Axia Research maintains that the Athens Stock Exchange is clearly undervalued during a period when the Greek economy is outperforming, the country is experiencing political stability, and the brand name "Greece" is attracting investors and foreign companies.
THE RISKS
Many of Greece's key trading partners in Europe may be struggling as trade and geopolitical tensions persist, but Greece has its own growth drivers that will allow the economy to maintain its good performance in the coming years, Axia analysts stress.
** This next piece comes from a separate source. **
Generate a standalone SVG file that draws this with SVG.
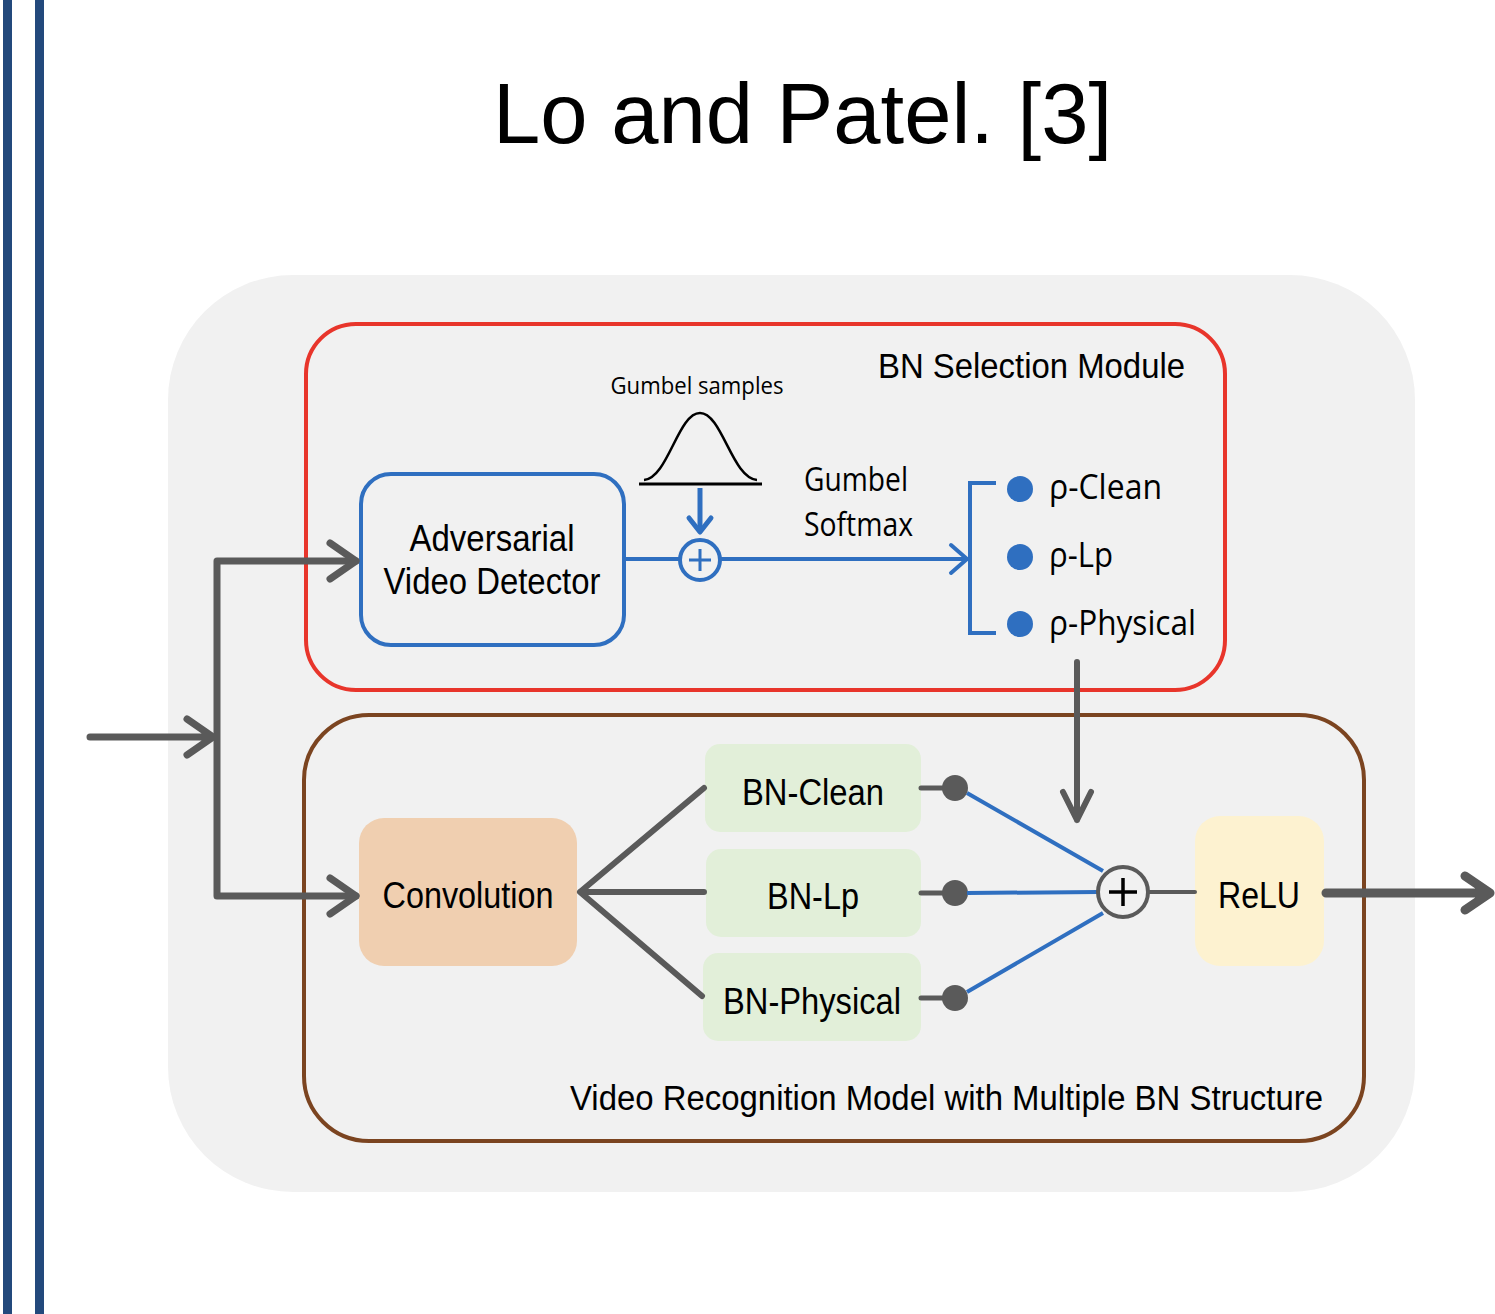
<svg xmlns="http://www.w3.org/2000/svg" width="1495" height="1314" viewBox="0 0 1495 1314">
<style>
.t{font-family:"Liberation Sans",Arial,sans-serif;fill:#000}
.c{font-family:"Open Sans","Noto Sans",sans-serif;fill:#000}
.g{stroke:#5a5a5a;fill:none;stroke-linecap:round;stroke-linejoin:round}
.b{stroke:#2f6fc0;fill:none}
</style>
<rect width="1495" height="1314" fill="#fff"/>
<rect x="3" y="0" width="9" height="1314" fill="#23497c"/>
<rect x="35" y="0" width="9" height="1314" fill="#23497c"/>
<text class="t" x="493" y="143" font-size="85">Lo and Patel. [3]</text>
<g id="background"><rect x="168" y="275" width="1247" height="917" rx="125" fill="#f1f1f1"/></g>
<g id="bn-selection-module">
<rect x="306" y="324" width="919" height="366" rx="50" fill="none" stroke="#e8352b" stroke-width="4"/>
<text class="t" x="878" y="378" font-size="35" textLength="307" lengthAdjust="spacingAndGlyphs">BN Selection Module</text>
</g>
<g id="recognition-model">
<rect x="304" y="715" width="1060" height="426" rx="65" fill="none" stroke="#7b4420" stroke-width="4"/>
<text class="t" x="570" y="1110" font-size="35" textLength="753" lengthAdjust="spacingAndGlyphs">Video Recognition Model with Multiple BN Structure</text>
</g>
<g id="detector">
<rect x="361" y="474" width="263" height="171" rx="30" fill="none" stroke="#2f6fc0" stroke-width="4"/>
<text class="t" x="492" y="551" font-size="37" text-anchor="middle" textLength="165" lengthAdjust="spacingAndGlyphs">Adversarial</text>
<text class="t" x="492" y="594" font-size="37" text-anchor="middle" textLength="217" lengthAdjust="spacingAndGlyphs">Video Detector</text>
</g>
<g id="gumbel-samples">
<text class="c" x="697" y="394" font-size="24" text-anchor="middle" textLength="173" lengthAdjust="spacingAndGlyphs">Gumbel samples</text>
<path d="M644,480 C668,478 678,413 700,413 C722,413 732,478 757,480" fill="none" stroke="#000" stroke-width="2.5"/>
<line x1="639" y1="484" x2="762" y2="484" stroke="#000" stroke-width="3"/>
</g>
<g id="gumbel-softmax">
<text class="c" x="804" y="491" font-size="32" textLength="104" lengthAdjust="spacingAndGlyphs">Gumbel</text>
<text class="c" x="804" y="536" font-size="32" textLength="109" lengthAdjust="spacingAndGlyphs">Softmax</text>
</g>
<g id="selection">
<path class="b" stroke-width="4" d="M996,483 H970 V633 H996"/>
<circle cx="1020" cy="489" r="13" fill="#2f6fc0"/>
<circle cx="1020" cy="557" r="13" fill="#2f6fc0"/>
<circle cx="1020" cy="624" r="13" fill="#2f6fc0"/>
<text class="c" x="1049" y="499" font-size="35" textLength="113" lengthAdjust="spacingAndGlyphs">ρ-Clean</text>
<text class="c" x="1049" y="567" font-size="35" textLength="64" lengthAdjust="spacingAndGlyphs">ρ-Lp</text>
<text class="c" x="1049" y="635" font-size="35" textLength="147" lengthAdjust="spacingAndGlyphs">ρ-Physical</text>
</g>
<g id="add-top">
<circle cx="700" cy="560" r="20" fill="#f1f1f1" stroke="#2f6fc0" stroke-width="4"/>
<path d="M700,549 V571 M689,560 H711" stroke="#2f6fc0" stroke-width="3"/>
</g>
<g id="convolution">
<rect x="359" y="818" width="218" height="148" rx="25" fill="#f0cfb0"/>
<text class="t" x="468" y="908" font-size="36" text-anchor="middle" textLength="171" lengthAdjust="spacingAndGlyphs">Convolution</text>
</g>
<g id="bn-clean">
<rect x="705" y="744" width="216" height="88" rx="15" fill="#e2efd9"/>
<text class="t" x="813" y="805" font-size="36" text-anchor="middle" textLength="142" lengthAdjust="spacingAndGlyphs">BN-Clean</text>
</g>
<g id="bn-lp">
<rect x="706" y="849" width="215" height="88" rx="15" fill="#e2efd9"/>
<text class="t" x="813" y="909" font-size="36" text-anchor="middle" textLength="92" lengthAdjust="spacingAndGlyphs">BN-Lp</text>
</g>
<g id="bn-physical">
<rect x="703" y="953" width="218" height="88" rx="15" fill="#e2efd9"/>
<text class="t" x="812" y="1014" font-size="36" text-anchor="middle" textLength="178" lengthAdjust="spacingAndGlyphs">BN-Physical</text>
</g>
<g id="relu">
<rect x="1195" y="816" width="129" height="150" rx="25" fill="#fdf2d0"/>
<text class="t" x="1259" y="908" font-size="36" text-anchor="middle" textLength="82" lengthAdjust="spacingAndGlyphs">ReLU</text>
</g>
<g id="connectors">
<path class="g" stroke-width="7" d="M90,737 H213 M187,719 L213,737 L187,755"/>
<path class="g" stroke-width="7" d="M356,561 H217 V896 H356"/>
<path class="g" stroke-width="7" d="M330,543 L356,561 L330,579 M330,878 L356,896 L330,914"/>
<path class="b" stroke-width="4" d="M624,559 H680 M720,559 H967"/>
<path class="b" stroke-width="4" stroke-linecap="round" stroke-linejoin="round" d="M951,545 L967,559 L951,573"/>
<path class="b" stroke-width="5" d="M700,488 V530"/>
<path class="b" stroke-width="5" stroke-linecap="round" stroke-linejoin="round" d="M689,518 L700,532 L711,518"/>
<path class="g" stroke-width="6" d="M1077,662 V820 M1063,792 L1077,820 L1091,792"/>
<path class="g" stroke-width="6" d="M704,788 L580,892 L704,892 M580,892 L702,996"/>
<path class="g" stroke-width="5" d="M921,788 H955 M921,893 H955 M921,998 H955"/>
<circle cx="955" cy="788" r="13" fill="#5a5a5a"/>
<circle cx="955" cy="893" r="13" fill="#5a5a5a"/>
<circle cx="955" cy="998" r="13" fill="#5a5a5a"/>
<path class="b" stroke-width="4" d="M967,793 L1103,871 M967,893 L1098,892 M967,992 L1103,913"/>
<circle cx="1123" cy="892" r="25" fill="#f1f1f1" stroke="#5a5a5a" stroke-width="4"/>
<path d="M1123,878 V906 M1109,892 H1137" stroke="#000" stroke-width="3.5"/>
<path class="g" stroke-width="4" d="M1148,892 H1195"/>
<path class="g" stroke-width="9" d="M1326,893 H1490 M1465,876 L1490,893 L1465,910"/>
</g>
</svg>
Specifically, they cite ongoing moves to boost the disposable income of citizens, support consumer confidence and accelerate investment, with the help of EU funds.
THE DEALS
At the same time, the private market in Greece is strong, with increasing interest in deals, especially from foreign companies and investors. The interest, as Axia notes, extends to various parts of the market and is mainly manifested in valuations that are significantly higher than those of listed companies in their respective sectors.
THE INDICATORS
Following this, the analysts stress that HA is clearly undervalued, as it shows a 2025 P/E of 8.2x. This is despite the accelerating profitability of Greek banks and corporates (estimated earnings per share growth of 13.7% year-on-year in 2024), rising dividend yields for investors (estimated dividend per share growth of 11.9% in 2024), and long-term prospects underpinned by expansion plans.
BANKS
According to Axia, the financial sector has room for further growth. With P/B at 0.68x for 2026 or P/E at 5.50x, at a time when the average dividend yield for 2026 is around 10% (including cash distributions and share buybacks), listed banks remain an attractive investment case, the analysts say.